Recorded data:
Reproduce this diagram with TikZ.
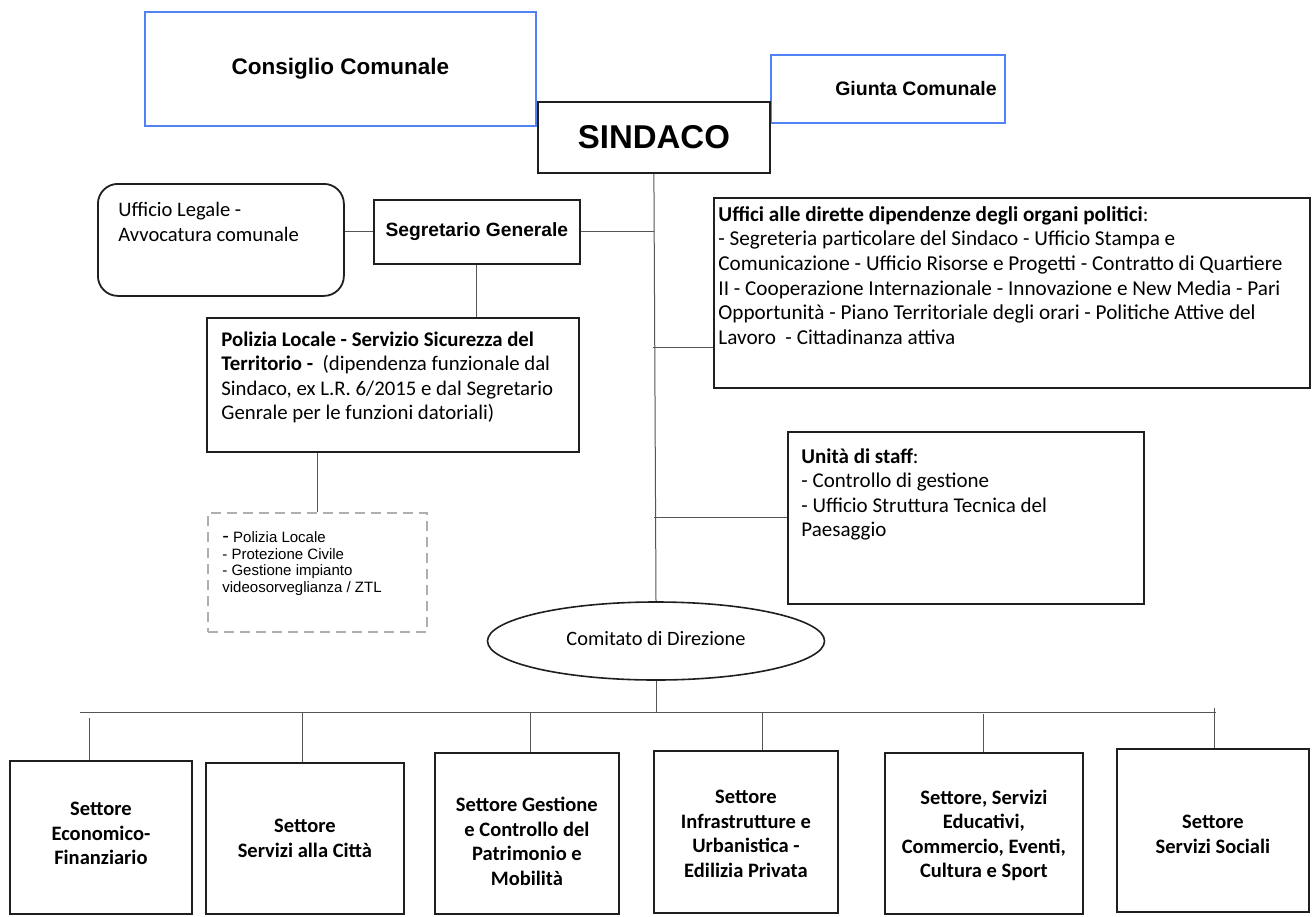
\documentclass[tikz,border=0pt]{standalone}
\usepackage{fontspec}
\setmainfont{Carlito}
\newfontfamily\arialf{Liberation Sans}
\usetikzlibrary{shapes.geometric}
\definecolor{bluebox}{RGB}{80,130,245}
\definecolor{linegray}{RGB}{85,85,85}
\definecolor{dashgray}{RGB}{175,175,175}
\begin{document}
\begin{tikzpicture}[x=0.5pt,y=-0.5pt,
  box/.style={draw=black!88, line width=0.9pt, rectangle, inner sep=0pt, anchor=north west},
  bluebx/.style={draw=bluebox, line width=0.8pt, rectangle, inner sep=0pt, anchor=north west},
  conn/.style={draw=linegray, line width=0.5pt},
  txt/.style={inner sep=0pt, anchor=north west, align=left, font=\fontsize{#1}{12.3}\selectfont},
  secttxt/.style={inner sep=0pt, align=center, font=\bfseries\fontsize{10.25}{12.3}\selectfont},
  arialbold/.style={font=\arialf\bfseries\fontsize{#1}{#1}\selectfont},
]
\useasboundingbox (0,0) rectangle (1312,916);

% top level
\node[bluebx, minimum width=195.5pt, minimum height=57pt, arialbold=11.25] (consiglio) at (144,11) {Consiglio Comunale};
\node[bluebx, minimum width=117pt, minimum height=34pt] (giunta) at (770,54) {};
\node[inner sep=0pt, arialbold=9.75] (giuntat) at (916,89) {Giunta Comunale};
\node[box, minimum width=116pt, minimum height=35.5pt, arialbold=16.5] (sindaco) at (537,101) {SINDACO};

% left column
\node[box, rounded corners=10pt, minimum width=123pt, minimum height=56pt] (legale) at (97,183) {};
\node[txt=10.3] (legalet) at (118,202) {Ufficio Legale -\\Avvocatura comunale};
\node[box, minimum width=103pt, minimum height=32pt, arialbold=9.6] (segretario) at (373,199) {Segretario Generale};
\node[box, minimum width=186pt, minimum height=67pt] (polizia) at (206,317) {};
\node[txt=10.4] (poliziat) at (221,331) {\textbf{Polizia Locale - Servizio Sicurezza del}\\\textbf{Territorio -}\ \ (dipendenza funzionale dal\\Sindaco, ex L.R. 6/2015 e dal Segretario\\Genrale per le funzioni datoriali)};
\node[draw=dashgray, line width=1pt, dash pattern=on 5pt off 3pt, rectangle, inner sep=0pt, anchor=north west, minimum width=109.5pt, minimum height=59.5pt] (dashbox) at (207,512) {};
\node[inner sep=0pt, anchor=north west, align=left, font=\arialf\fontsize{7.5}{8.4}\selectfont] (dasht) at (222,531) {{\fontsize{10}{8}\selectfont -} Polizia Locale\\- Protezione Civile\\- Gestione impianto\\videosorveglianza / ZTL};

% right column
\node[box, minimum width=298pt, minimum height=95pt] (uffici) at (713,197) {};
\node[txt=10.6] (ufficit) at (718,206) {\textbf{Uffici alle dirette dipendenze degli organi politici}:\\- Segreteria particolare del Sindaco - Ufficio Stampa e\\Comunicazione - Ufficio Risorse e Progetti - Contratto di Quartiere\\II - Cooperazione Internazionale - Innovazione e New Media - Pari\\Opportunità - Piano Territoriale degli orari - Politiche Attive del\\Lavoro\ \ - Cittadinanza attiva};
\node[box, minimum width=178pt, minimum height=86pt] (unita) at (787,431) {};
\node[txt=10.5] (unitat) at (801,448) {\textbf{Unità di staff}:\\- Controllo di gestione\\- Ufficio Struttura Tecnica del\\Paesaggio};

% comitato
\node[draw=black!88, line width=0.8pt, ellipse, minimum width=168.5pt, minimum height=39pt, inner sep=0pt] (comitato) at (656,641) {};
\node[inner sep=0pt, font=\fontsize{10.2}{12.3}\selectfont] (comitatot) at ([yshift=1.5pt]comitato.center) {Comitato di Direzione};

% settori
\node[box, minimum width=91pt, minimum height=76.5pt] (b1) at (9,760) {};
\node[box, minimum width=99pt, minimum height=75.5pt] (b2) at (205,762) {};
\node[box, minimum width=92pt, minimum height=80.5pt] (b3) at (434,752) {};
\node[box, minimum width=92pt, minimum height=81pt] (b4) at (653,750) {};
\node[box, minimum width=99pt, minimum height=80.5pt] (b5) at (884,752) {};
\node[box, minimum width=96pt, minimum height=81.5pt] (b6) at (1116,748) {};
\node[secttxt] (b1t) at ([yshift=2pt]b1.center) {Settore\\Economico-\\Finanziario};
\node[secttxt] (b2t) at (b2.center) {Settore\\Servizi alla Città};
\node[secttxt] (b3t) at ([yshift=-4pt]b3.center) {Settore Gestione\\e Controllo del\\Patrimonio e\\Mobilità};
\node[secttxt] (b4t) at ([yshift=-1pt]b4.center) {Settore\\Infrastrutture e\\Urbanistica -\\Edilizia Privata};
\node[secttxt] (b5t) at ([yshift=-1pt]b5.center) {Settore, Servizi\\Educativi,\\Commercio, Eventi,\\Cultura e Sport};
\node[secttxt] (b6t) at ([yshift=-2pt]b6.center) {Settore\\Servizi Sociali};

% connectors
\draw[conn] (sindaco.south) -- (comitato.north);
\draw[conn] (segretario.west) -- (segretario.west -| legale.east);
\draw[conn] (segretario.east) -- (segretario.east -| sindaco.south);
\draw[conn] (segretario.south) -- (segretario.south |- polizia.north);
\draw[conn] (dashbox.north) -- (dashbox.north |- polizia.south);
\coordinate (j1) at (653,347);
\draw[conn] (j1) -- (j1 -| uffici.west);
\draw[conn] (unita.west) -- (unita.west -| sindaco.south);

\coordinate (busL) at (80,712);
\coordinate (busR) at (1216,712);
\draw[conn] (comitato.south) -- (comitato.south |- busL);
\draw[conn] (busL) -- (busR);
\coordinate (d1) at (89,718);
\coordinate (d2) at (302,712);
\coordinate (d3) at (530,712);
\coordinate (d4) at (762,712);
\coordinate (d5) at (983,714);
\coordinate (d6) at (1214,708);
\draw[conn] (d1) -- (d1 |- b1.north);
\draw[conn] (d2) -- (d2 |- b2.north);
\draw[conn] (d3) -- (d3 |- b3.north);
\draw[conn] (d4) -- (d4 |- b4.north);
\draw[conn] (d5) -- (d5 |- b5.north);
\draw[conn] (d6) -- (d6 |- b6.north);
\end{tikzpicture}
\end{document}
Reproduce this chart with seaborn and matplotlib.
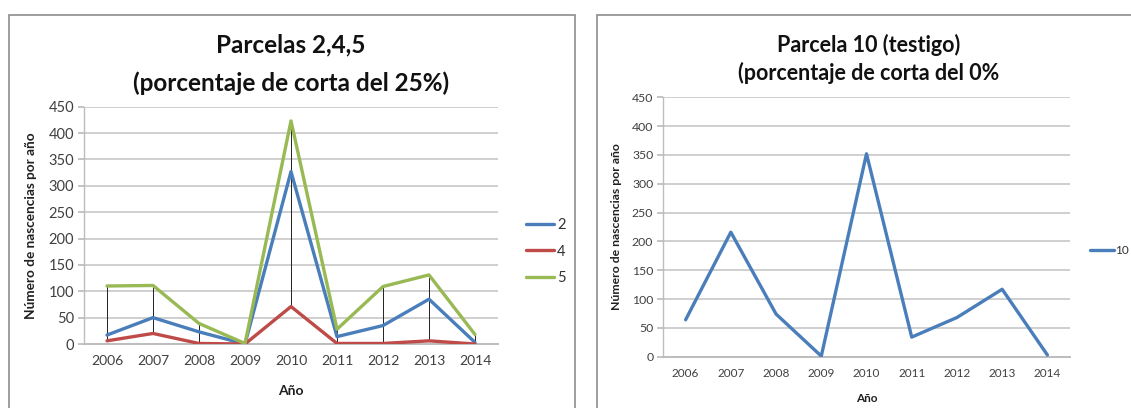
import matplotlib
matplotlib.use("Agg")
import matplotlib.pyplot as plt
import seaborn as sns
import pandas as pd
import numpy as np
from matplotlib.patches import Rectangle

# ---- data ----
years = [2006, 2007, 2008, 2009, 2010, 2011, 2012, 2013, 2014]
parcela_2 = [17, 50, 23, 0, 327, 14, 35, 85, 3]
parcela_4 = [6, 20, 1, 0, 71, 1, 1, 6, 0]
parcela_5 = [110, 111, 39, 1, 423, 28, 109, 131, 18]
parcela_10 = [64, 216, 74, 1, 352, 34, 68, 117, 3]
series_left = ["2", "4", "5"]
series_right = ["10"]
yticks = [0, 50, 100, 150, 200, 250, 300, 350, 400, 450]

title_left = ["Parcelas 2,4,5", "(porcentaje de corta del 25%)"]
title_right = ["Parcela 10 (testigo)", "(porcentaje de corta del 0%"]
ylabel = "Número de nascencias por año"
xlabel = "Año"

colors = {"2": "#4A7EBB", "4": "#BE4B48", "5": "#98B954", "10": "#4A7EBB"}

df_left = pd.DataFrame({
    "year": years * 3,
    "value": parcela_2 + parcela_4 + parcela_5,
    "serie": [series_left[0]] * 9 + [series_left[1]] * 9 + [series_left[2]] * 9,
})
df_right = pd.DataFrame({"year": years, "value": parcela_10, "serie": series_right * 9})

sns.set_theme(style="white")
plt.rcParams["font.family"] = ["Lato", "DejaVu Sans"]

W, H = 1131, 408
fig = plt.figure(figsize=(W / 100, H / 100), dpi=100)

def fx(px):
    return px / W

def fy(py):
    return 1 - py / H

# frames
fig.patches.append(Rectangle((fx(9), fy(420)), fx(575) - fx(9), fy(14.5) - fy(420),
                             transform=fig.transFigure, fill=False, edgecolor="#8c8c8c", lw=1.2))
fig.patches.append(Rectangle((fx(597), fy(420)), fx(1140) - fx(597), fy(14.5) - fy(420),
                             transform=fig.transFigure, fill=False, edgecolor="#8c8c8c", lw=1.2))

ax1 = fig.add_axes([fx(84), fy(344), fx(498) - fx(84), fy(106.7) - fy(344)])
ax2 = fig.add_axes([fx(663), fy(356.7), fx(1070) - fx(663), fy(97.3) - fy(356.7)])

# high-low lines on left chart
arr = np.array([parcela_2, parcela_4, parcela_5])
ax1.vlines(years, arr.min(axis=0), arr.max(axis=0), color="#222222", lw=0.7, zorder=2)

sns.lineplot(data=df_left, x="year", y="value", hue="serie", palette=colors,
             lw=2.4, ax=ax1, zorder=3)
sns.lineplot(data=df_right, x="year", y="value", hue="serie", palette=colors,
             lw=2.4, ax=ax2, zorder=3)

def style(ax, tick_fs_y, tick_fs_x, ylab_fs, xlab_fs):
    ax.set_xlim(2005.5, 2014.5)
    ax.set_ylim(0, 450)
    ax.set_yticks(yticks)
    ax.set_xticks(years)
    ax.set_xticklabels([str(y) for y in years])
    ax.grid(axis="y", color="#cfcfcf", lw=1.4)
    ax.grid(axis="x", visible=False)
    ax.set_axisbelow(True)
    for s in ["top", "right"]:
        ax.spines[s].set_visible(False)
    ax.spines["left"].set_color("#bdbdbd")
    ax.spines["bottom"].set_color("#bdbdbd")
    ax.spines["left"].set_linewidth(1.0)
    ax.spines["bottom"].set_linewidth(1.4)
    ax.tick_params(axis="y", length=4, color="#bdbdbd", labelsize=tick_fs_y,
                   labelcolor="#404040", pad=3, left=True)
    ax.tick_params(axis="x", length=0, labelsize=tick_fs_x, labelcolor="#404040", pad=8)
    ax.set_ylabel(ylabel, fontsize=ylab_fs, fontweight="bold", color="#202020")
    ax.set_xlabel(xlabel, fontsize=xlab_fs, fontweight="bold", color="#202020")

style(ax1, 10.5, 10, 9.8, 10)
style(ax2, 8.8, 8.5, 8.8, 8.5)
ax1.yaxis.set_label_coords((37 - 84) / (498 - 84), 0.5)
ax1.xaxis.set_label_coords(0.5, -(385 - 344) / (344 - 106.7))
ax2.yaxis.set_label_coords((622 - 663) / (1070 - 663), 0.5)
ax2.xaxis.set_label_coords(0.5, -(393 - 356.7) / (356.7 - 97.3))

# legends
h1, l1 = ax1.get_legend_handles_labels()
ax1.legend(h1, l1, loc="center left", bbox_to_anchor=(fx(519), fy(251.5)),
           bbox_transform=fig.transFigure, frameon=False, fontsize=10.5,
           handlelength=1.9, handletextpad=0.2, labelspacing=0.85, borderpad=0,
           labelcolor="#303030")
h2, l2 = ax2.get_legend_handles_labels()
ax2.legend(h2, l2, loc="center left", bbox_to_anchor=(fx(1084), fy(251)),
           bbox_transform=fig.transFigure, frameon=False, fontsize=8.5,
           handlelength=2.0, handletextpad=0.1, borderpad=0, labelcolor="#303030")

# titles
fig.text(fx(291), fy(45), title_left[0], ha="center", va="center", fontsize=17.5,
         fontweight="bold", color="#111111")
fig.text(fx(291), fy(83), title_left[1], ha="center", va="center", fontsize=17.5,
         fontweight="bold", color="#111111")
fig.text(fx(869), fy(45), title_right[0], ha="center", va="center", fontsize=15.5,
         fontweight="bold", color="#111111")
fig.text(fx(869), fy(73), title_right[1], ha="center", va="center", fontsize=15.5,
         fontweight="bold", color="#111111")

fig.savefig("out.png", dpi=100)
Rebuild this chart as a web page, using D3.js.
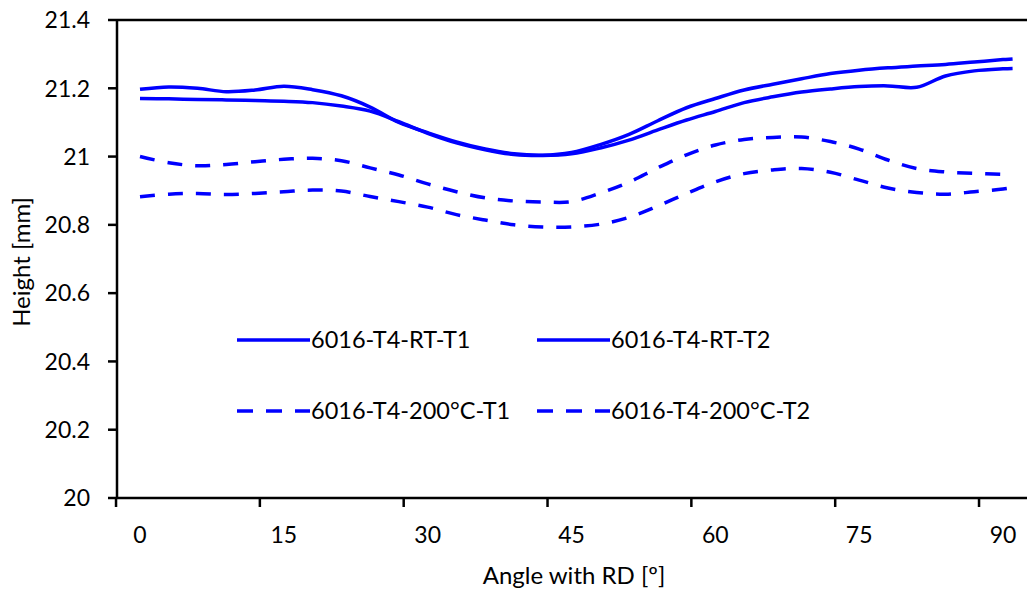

**Exercise details**
Of all the lines above, how many contain the word "matplotlib"? Give the number and nothing else.

**Solution to this exercise**
5